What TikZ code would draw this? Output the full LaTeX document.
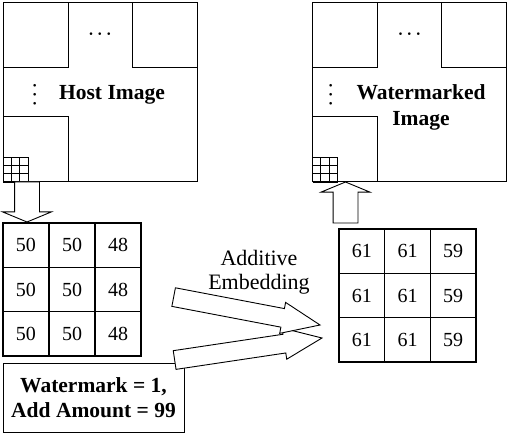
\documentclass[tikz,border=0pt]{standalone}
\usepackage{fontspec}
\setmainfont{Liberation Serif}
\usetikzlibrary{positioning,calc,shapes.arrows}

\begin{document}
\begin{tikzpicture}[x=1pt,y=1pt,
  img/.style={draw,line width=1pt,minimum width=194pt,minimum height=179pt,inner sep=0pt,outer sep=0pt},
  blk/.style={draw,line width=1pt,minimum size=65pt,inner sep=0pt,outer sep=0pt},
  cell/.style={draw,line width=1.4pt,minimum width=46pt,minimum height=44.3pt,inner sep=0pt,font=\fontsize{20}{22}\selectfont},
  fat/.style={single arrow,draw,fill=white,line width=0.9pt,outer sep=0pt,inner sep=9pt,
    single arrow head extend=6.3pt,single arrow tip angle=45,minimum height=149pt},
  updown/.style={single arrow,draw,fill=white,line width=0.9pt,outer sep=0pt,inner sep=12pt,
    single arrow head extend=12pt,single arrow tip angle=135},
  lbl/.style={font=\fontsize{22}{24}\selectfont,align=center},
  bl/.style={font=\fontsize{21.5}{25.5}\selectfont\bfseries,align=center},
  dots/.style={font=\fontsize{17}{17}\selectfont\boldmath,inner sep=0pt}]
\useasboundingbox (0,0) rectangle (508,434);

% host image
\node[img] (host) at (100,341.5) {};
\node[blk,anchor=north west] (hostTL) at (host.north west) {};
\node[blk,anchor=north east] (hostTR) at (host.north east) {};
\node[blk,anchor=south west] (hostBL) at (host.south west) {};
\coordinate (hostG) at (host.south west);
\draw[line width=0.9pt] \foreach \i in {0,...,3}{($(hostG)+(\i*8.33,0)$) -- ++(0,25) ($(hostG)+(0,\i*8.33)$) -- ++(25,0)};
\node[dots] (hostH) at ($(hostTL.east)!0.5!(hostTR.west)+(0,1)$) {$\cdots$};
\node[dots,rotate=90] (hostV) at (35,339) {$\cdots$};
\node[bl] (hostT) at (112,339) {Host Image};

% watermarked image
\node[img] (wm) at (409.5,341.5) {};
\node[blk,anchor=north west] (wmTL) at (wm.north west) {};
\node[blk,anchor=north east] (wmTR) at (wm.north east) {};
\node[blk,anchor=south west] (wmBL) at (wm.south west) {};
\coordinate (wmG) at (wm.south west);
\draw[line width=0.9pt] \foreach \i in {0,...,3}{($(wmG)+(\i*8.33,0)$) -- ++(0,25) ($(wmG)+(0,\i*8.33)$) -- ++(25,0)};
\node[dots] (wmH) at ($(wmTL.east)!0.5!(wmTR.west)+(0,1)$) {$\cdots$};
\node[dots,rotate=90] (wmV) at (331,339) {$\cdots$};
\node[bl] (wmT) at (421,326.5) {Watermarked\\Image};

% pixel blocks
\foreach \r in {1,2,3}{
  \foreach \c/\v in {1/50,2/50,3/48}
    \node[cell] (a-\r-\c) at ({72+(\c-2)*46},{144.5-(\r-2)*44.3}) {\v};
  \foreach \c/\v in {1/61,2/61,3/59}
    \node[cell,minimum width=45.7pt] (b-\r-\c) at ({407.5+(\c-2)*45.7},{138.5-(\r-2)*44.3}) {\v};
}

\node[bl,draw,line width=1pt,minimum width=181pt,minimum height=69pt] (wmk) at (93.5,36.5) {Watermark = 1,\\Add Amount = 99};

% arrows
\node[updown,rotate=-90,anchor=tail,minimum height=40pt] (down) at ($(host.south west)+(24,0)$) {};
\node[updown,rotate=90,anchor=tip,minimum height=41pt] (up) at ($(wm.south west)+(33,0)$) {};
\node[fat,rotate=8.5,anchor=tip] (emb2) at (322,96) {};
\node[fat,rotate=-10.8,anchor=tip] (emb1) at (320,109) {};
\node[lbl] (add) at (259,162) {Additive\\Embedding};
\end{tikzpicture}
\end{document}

^^^^^^^^

- **Given request**
Each line of the data should be quoted exactly, with pictures left out.

- **Written solution**
What TikZ code would draw this? Output the full LaTeX document.
\documentclass[tikz,border=0pt]{standalone}
\usepackage{fontspec}
\setmainfont{Liberation Serif}
\usetikzlibrary{positioning,calc,shapes.arrows}

\begin{document}
\begin{tikzpicture}[x=1pt,y=1pt,
  img/.style={draw,line width=1pt,minimum width=194pt,minimum height=179pt,inner sep=0pt,outer sep=0pt},
  blk/.style={draw,line width=1pt,minimum size=65pt,inner sep=0pt,outer sep=0pt},
  cell/.style={draw,line width=1.4pt,minimum width=46pt,minimum height=44.3pt,inner sep=0pt,font=\fontsize{20}{22}\selectfont},
  fat/.style={single arrow,draw,fill=white,line width=0.9pt,outer sep=0pt,inner sep=9pt,
    single arrow head extend=6.3pt,single arrow tip angle=45,minimum height=149pt},
  updown/.style={single arrow,draw,fill=white,line width=0.9pt,outer sep=0pt,inner sep=12pt,
    single arrow head extend=12pt,single arrow tip angle=135},
  lbl/.style={font=\fontsize{22}{24}\selectfont,align=center},
  bl/.style={font=\fontsize{21.5}{25.5}\selectfont\bfseries,align=center},
  dots/.style={font=\fontsize{17}{17}\selectfont\boldmath,inner sep=0pt}]
\useasboundingbox (0,0) rectangle (508,434);

% host image
\node[img] (host) at (100,341.5) {};
\node[blk,anchor=north west] (hostTL) at (host.north west) {};
\node[blk,anchor=north east] (hostTR) at (host.north east) {};
\node[blk,anchor=south west] (hostBL) at (host.south west) {};
\coordinate (hostG) at (host.south west);
\draw[line width=0.9pt] \foreach \i in {0,...,3}{($(hostG)+(\i*8.33,0)$) -- ++(0,25) ($(hostG)+(0,\i*8.33)$) -- ++(25,0)};
\node[dots] (hostH) at ($(hostTL.east)!0.5!(hostTR.west)+(0,1)$) {$\cdots$};
\node[dots,rotate=90] (hostV) at (35,339) {$\cdots$};
\node[bl] (hostT) at (112,339) {Host Image};

% watermarked image
\node[img] (wm) at (409.5,341.5) {};
\node[blk,anchor=north west] (wmTL) at (wm.north west) {};
\node[blk,anchor=north east] (wmTR) at (wm.north east) {};
\node[blk,anchor=south west] (wmBL) at (wm.south west) {};
\coordinate (wmG) at (wm.south west);
\draw[line width=0.9pt] \foreach \i in {0,...,3}{($(wmG)+(\i*8.33,0)$) -- ++(0,25) ($(wmG)+(0,\i*8.33)$) -- ++(25,0)};
\node[dots] (wmH) at ($(wmTL.east)!0.5!(wmTR.west)+(0,1)$) {$\cdots$};
\node[dots,rotate=90] (wmV) at (331,339) {$\cdots$};
\node[bl] (wmT) at (421,326.5) {Watermarked\\Image};

% pixel blocks
\foreach \r in {1,2,3}{
  \foreach \c/\v in {1/50,2/50,3/48}
    \node[cell] (a-\r-\c) at ({72+(\c-2)*46},{144.5-(\r-2)*44.3}) {\v};
  \foreach \c/\v in {1/61,2/61,3/59}
    \node[cell,minimum width=45.7pt] (b-\r-\c) at ({407.5+(\c-2)*45.7},{138.5-(\r-2)*44.3}) {\v};
}

\node[bl,draw,line width=1pt,minimum width=181pt,minimum height=69pt] (wmk) at (93.5,36.5) {Watermark = 1,\\Add Amount = 99};

% arrows
\node[updown,rotate=-90,anchor=tail,minimum height=40pt] (down) at ($(host.south west)+(24,0)$) {};
\node[updown,rotate=90,anchor=tip,minimum height=41pt] (up) at ($(wm.south west)+(33,0)$) {};
\node[fat,rotate=8.5,anchor=tip] (emb2) at (322,96) {};
\node[fat,rotate=-10.8,anchor=tip] (emb1) at (320,109) {};
\node[lbl] (add) at (259,162) {Additive\\Embedding};
\end{tikzpicture}
\end{document}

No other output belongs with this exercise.